<<<<

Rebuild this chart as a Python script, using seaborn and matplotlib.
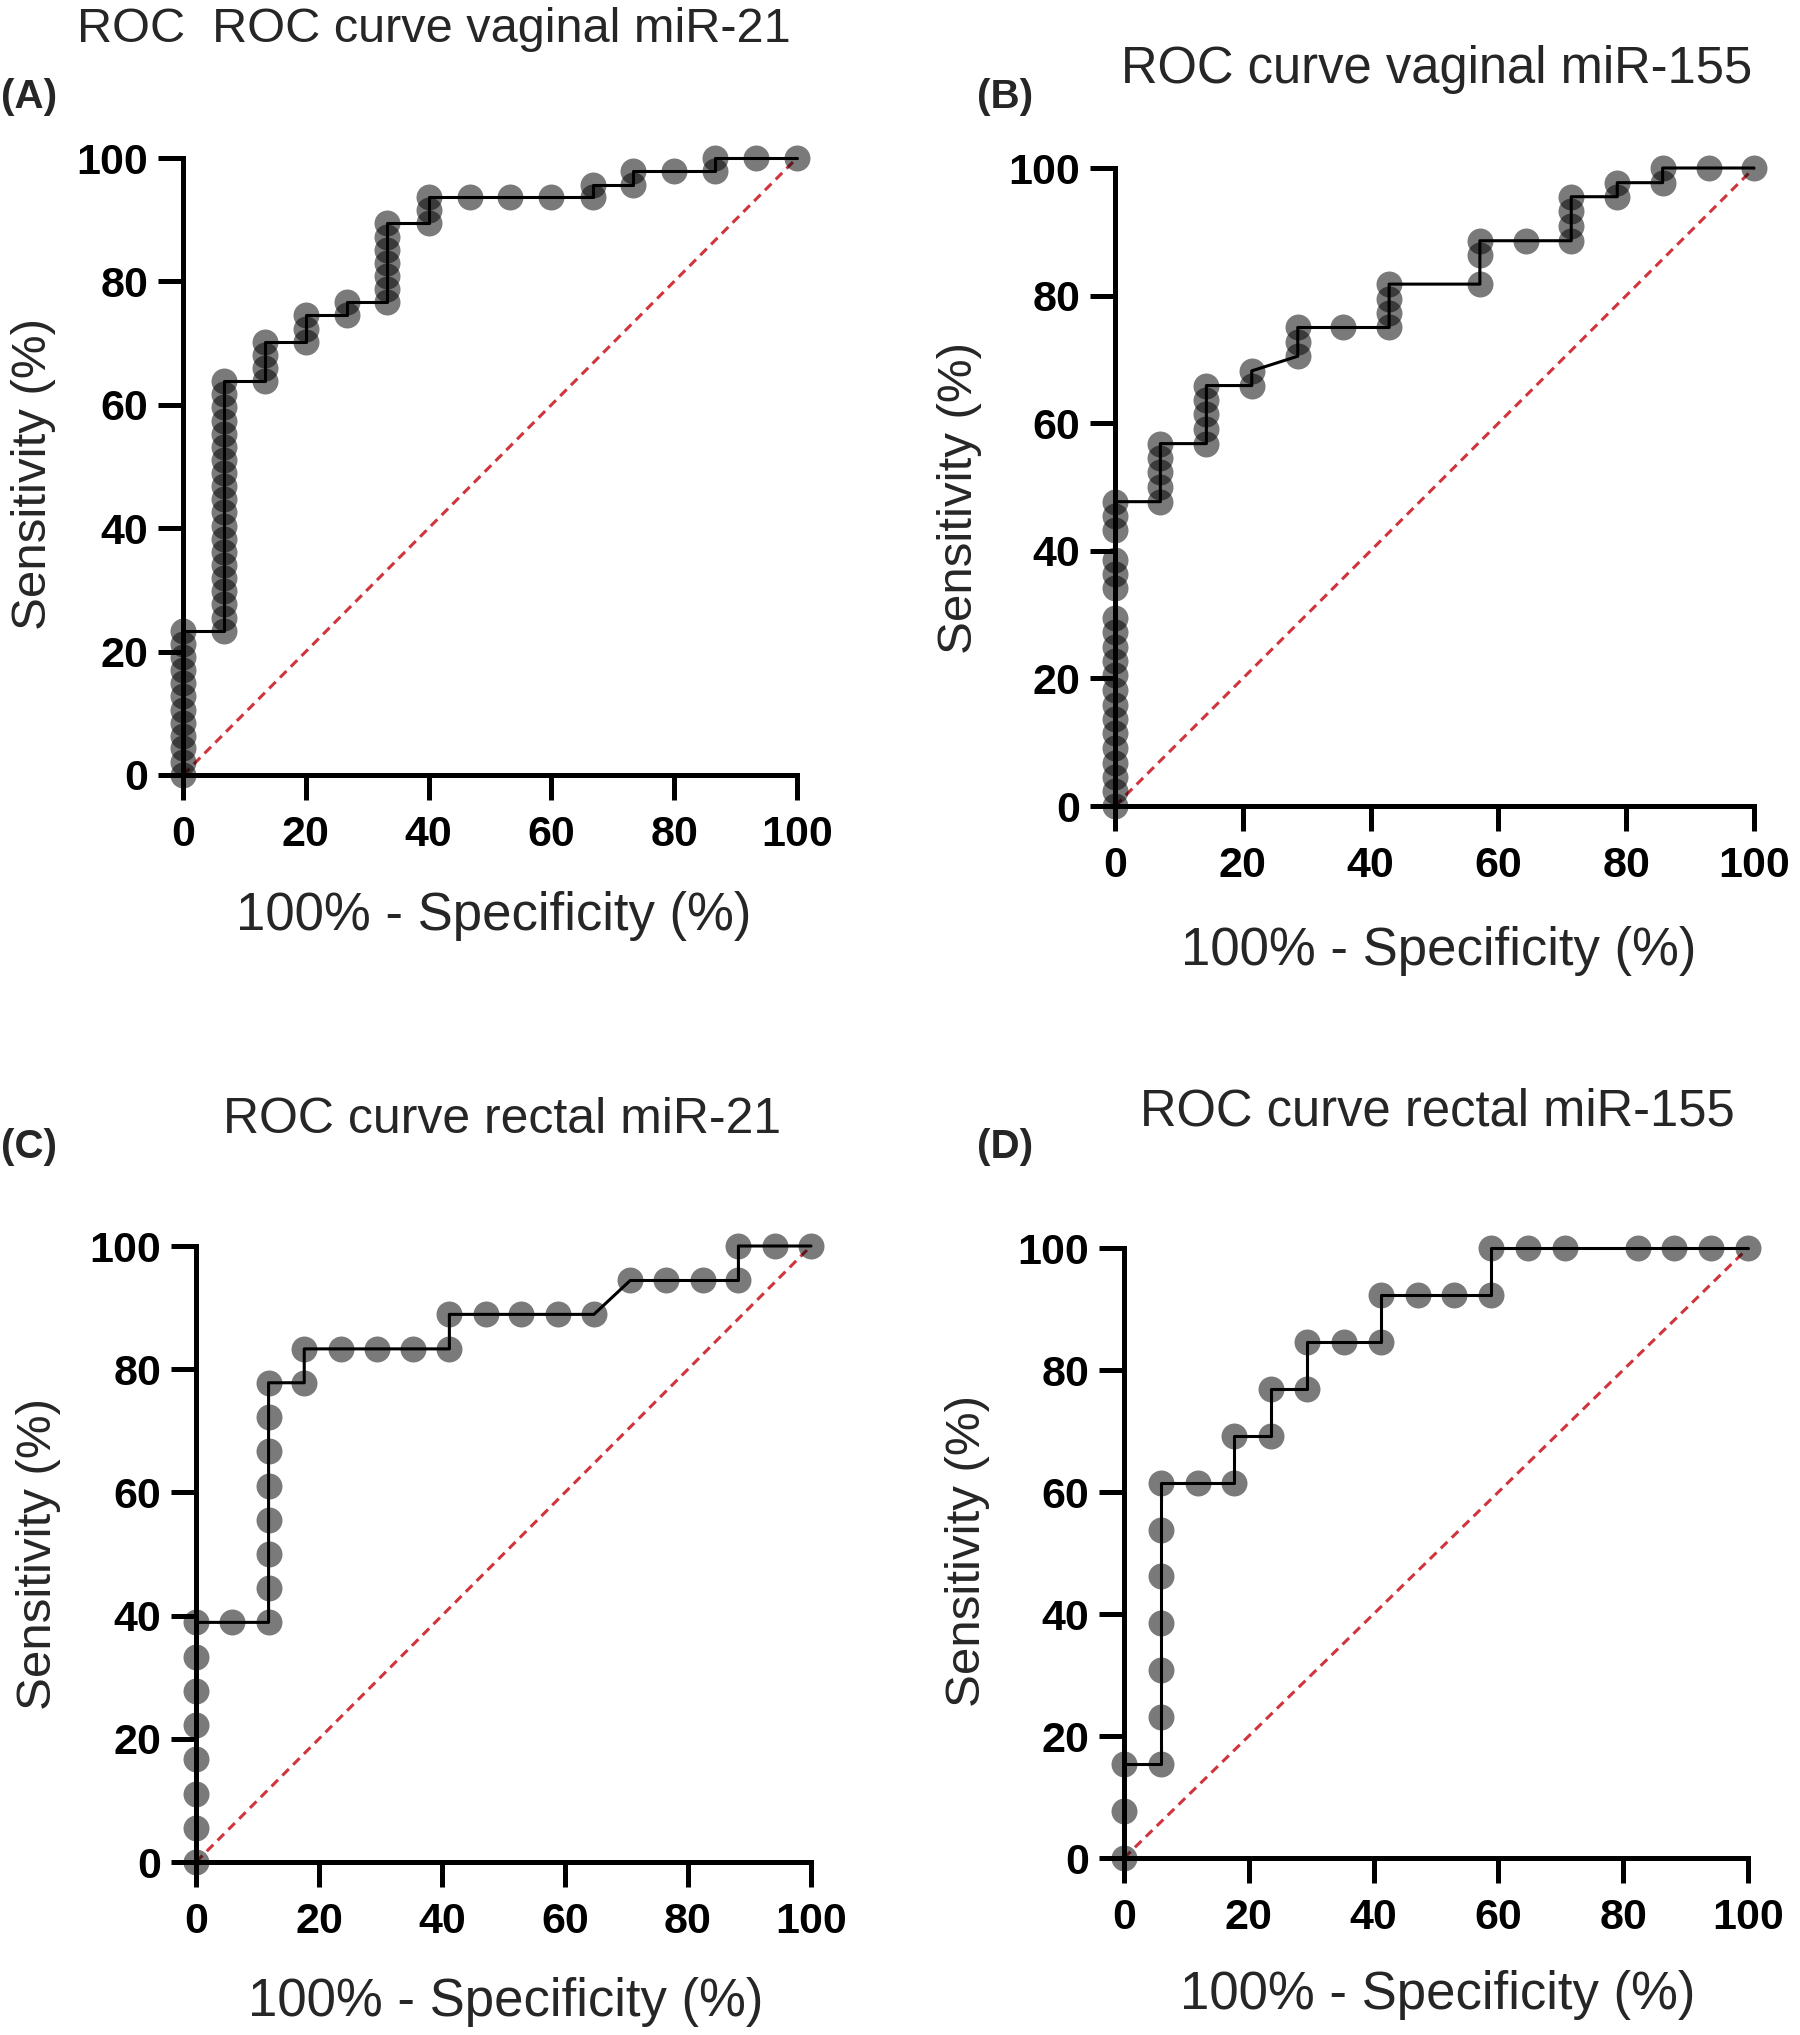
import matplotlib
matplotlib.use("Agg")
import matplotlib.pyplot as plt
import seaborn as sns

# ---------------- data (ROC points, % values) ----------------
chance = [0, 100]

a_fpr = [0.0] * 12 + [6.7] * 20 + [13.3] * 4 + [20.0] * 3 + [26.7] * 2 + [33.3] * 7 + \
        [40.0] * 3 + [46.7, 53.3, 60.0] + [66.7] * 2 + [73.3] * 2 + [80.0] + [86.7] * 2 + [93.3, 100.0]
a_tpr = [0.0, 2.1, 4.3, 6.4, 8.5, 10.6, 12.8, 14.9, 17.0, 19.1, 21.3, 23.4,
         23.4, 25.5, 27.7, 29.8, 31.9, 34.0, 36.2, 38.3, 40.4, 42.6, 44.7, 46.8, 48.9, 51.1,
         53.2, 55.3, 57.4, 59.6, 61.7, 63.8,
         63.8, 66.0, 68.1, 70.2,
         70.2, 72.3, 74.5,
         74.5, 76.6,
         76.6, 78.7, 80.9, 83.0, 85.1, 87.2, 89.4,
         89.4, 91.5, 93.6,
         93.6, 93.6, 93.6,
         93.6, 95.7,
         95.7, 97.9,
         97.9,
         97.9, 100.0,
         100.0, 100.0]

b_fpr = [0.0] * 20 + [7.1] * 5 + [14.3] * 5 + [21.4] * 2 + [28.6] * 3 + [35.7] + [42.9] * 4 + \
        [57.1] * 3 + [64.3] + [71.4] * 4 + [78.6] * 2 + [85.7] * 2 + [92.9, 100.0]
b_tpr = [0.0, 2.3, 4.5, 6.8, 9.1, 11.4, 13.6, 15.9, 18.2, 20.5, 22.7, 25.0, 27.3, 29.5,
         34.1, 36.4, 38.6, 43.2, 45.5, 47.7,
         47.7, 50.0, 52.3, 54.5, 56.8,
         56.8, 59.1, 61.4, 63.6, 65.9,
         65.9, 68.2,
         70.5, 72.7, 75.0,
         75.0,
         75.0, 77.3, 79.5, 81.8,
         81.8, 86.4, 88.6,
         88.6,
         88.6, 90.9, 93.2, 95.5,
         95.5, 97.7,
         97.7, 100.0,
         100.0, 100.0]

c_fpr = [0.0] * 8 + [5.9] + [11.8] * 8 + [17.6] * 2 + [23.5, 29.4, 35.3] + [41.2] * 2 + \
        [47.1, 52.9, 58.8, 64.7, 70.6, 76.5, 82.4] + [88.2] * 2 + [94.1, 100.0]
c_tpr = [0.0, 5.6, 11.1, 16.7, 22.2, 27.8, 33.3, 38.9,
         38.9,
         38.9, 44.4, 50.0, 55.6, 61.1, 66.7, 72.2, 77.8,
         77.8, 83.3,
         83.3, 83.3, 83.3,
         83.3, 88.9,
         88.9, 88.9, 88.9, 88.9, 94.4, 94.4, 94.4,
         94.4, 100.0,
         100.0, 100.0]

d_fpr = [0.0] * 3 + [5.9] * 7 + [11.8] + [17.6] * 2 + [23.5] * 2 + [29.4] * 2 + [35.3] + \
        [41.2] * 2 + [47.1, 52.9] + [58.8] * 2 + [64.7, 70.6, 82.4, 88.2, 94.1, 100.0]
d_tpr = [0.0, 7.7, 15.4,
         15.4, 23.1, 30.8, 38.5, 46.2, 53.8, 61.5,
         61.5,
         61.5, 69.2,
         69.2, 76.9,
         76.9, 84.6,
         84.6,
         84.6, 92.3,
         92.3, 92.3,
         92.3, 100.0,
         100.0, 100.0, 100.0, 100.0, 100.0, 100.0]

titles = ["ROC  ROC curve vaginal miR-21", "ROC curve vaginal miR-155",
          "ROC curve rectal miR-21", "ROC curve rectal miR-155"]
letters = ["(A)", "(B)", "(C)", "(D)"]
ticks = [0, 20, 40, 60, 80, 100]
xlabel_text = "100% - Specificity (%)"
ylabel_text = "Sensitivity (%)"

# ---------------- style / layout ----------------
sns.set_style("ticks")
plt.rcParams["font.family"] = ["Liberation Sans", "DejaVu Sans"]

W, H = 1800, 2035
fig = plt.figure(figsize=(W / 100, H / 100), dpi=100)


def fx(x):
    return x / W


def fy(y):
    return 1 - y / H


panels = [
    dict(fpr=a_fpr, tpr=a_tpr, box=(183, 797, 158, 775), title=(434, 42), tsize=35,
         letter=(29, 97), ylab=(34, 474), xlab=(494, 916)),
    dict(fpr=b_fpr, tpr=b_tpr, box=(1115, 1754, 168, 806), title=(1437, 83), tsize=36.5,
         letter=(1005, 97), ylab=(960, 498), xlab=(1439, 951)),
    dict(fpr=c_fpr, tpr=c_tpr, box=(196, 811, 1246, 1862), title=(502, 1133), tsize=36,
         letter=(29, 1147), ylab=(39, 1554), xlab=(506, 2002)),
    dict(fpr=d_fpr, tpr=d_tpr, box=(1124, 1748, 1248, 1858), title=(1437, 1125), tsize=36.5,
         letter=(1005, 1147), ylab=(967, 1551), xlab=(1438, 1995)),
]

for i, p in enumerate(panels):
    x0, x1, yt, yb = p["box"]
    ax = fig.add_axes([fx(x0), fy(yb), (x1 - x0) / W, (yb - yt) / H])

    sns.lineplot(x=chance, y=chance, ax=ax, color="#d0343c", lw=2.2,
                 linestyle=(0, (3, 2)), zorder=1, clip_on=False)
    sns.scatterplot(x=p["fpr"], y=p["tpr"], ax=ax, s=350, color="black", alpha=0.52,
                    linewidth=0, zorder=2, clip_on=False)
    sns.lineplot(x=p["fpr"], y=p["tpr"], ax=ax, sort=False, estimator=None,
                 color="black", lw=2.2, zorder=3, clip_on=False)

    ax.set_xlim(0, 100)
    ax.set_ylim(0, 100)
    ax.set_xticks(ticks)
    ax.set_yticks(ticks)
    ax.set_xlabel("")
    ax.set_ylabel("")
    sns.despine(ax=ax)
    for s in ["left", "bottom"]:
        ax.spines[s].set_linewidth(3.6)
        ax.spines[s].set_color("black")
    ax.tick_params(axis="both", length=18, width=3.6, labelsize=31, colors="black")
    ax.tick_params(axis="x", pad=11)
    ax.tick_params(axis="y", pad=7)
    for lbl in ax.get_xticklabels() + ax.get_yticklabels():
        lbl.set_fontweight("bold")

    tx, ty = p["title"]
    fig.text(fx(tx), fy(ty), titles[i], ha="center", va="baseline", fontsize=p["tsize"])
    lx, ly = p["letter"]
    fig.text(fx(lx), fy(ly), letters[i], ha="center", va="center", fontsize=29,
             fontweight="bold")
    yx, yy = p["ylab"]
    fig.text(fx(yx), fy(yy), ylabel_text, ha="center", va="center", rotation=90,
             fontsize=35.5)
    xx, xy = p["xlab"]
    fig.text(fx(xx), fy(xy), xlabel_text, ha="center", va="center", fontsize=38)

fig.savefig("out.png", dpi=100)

>>>>

Without the pictures, print the whole listing exactly as given.

REPLY:
Rebuild this chart as a Python script, using seaborn and matplotlib.
import matplotlib
matplotlib.use("Agg")
import matplotlib.pyplot as plt
import seaborn as sns

# ---------------- data (ROC points, % values) ----------------
chance = [0, 100]

a_fpr = [0.0] * 12 + [6.7] * 20 + [13.3] * 4 + [20.0] * 3 + [26.7] * 2 + [33.3] * 7 + \
        [40.0] * 3 + [46.7, 53.3, 60.0] + [66.7] * 2 + [73.3] * 2 + [80.0] + [86.7] * 2 + [93.3, 100.0]
a_tpr = [0.0, 2.1, 4.3, 6.4, 8.5, 10.6, 12.8, 14.9, 17.0, 19.1, 21.3, 23.4,
         23.4, 25.5, 27.7, 29.8, 31.9, 34.0, 36.2, 38.3, 40.4, 42.6, 44.7, 46.8, 48.9, 51.1,
         53.2, 55.3, 57.4, 59.6, 61.7, 63.8,
         63.8, 66.0, 68.1, 70.2,
         70.2, 72.3, 74.5,
         74.5, 76.6,
         76.6, 78.7, 80.9, 83.0, 85.1, 87.2, 89.4,
         89.4, 91.5, 93.6,
         93.6, 93.6, 93.6,
         93.6, 95.7,
         95.7, 97.9,
         97.9,
         97.9, 100.0,
         100.0, 100.0]

b_fpr = [0.0] * 20 + [7.1] * 5 + [14.3] * 5 + [21.4] * 2 + [28.6] * 3 + [35.7] + [42.9] * 4 + \
        [57.1] * 3 + [64.3] + [71.4] * 4 + [78.6] * 2 + [85.7] * 2 + [92.9, 100.0]
b_tpr = [0.0, 2.3, 4.5, 6.8, 9.1, 11.4, 13.6, 15.9, 18.2, 20.5, 22.7, 25.0, 27.3, 29.5,
         34.1, 36.4, 38.6, 43.2, 45.5, 47.7,
         47.7, 50.0, 52.3, 54.5, 56.8,
         56.8, 59.1, 61.4, 63.6, 65.9,
         65.9, 68.2,
         70.5, 72.7, 75.0,
         75.0,
         75.0, 77.3, 79.5, 81.8,
         81.8, 86.4, 88.6,
         88.6,
         88.6, 90.9, 93.2, 95.5,
         95.5, 97.7,
         97.7, 100.0,
         100.0, 100.0]

c_fpr = [0.0] * 8 + [5.9] + [11.8] * 8 + [17.6] * 2 + [23.5, 29.4, 35.3] + [41.2] * 2 + \
        [47.1, 52.9, 58.8, 64.7, 70.6, 76.5, 82.4] + [88.2] * 2 + [94.1, 100.0]
c_tpr = [0.0, 5.6, 11.1, 16.7, 22.2, 27.8, 33.3, 38.9,
         38.9,
         38.9, 44.4, 50.0, 55.6, 61.1, 66.7, 72.2, 77.8,
         77.8, 83.3,
         83.3, 83.3, 83.3,
         83.3, 88.9,
         88.9, 88.9, 88.9, 88.9, 94.4, 94.4, 94.4,
         94.4, 100.0,
         100.0, 100.0]

d_fpr = [0.0] * 3 + [5.9] * 7 + [11.8] + [17.6] * 2 + [23.5] * 2 + [29.4] * 2 + [35.3] + \
        [41.2] * 2 + [47.1, 52.9] + [58.8] * 2 + [64.7, 70.6, 82.4, 88.2, 94.1, 100.0]
d_tpr = [0.0, 7.7, 15.4,
         15.4, 23.1, 30.8, 38.5, 46.2, 53.8, 61.5,
         61.5,
         61.5, 69.2,
         69.2, 76.9,
         76.9, 84.6,
         84.6,
         84.6, 92.3,
         92.3, 92.3,
         92.3, 100.0,
         100.0, 100.0, 100.0, 100.0, 100.0, 100.0]

titles = ["ROC  ROC curve vaginal miR-21", "ROC curve vaginal miR-155",
          "ROC curve rectal miR-21", "ROC curve rectal miR-155"]
letters = ["(A)", "(B)", "(C)", "(D)"]
ticks = [0, 20, 40, 60, 80, 100]
xlabel_text = "100% - Specificity (%)"
ylabel_text = "Sensitivity (%)"

# ---------------- style / layout ----------------
sns.set_style("ticks")
plt.rcParams["font.family"] = ["Liberation Sans", "DejaVu Sans"]

W, H = 1800, 2035
fig = plt.figure(figsize=(W / 100, H / 100), dpi=100)


def fx(x):
    return x / W


def fy(y):
    return 1 - y / H


panels = [
    dict(fpr=a_fpr, tpr=a_tpr, box=(183, 797, 158, 775), title=(434, 42), tsize=35,
         letter=(29, 97), ylab=(34, 474), xlab=(494, 916)),
    dict(fpr=b_fpr, tpr=b_tpr, box=(1115, 1754, 168, 806), title=(1437, 83), tsize=36.5,
         letter=(1005, 97), ylab=(960, 498), xlab=(1439, 951)),
    dict(fpr=c_fpr, tpr=c_tpr, box=(196, 811, 1246, 1862), title=(502, 1133), tsize=36,
         letter=(29, 1147), ylab=(39, 1554), xlab=(506, 2002)),
    dict(fpr=d_fpr, tpr=d_tpr, box=(1124, 1748, 1248, 1858), title=(1437, 1125), tsize=36.5,
         letter=(1005, 1147), ylab=(967, 1551), xlab=(1438, 1995)),
]

for i, p in enumerate(panels):
    x0, x1, yt, yb = p["box"]
    ax = fig.add_axes([fx(x0), fy(yb), (x1 - x0) / W, (yb - yt) / H])

    sns.lineplot(x=chance, y=chance, ax=ax, color="#d0343c", lw=2.2,
                 linestyle=(0, (3, 2)), zorder=1, clip_on=False)
    sns.scatterplot(x=p["fpr"], y=p["tpr"], ax=ax, s=350, color="black", alpha=0.52,
                    linewidth=0, zorder=2, clip_on=False)
    sns.lineplot(x=p["fpr"], y=p["tpr"], ax=ax, sort=False, estimator=None,
                 color="black", lw=2.2, zorder=3, clip_on=False)

    ax.set_xlim(0, 100)
    ax.set_ylim(0, 100)
    ax.set_xticks(ticks)
    ax.set_yticks(ticks)
    ax.set_xlabel("")
    ax.set_ylabel("")
    sns.despine(ax=ax)
    for s in ["left", "bottom"]:
        ax.spines[s].set_linewidth(3.6)
        ax.spines[s].set_color("black")
    ax.tick_params(axis="both", length=18, width=3.6, labelsize=31, colors="black")
    ax.tick_params(axis="x", pad=11)
    ax.tick_params(axis="y", pad=7)
    for lbl in ax.get_xticklabels() + ax.get_yticklabels():
        lbl.set_fontweight("bold")

    tx, ty = p["title"]
    fig.text(fx(tx), fy(ty), titles[i], ha="center", va="baseline", fontsize=p["tsize"])
    lx, ly = p["letter"]
    fig.text(fx(lx), fy(ly), letters[i], ha="center", va="center", fontsize=29,
             fontweight="bold")
    yx, yy = p["ylab"]
    fig.text(fx(yx), fy(yy), ylabel_text, ha="center", va="center", rotation=90,
             fontsize=35.5)
    xx, xy = p["xlab"]
    fig.text(fx(xx), fy(xy), xlabel_text, ha="center", va="center", fontsize=38)

fig.savefig("out.png", dpi=100)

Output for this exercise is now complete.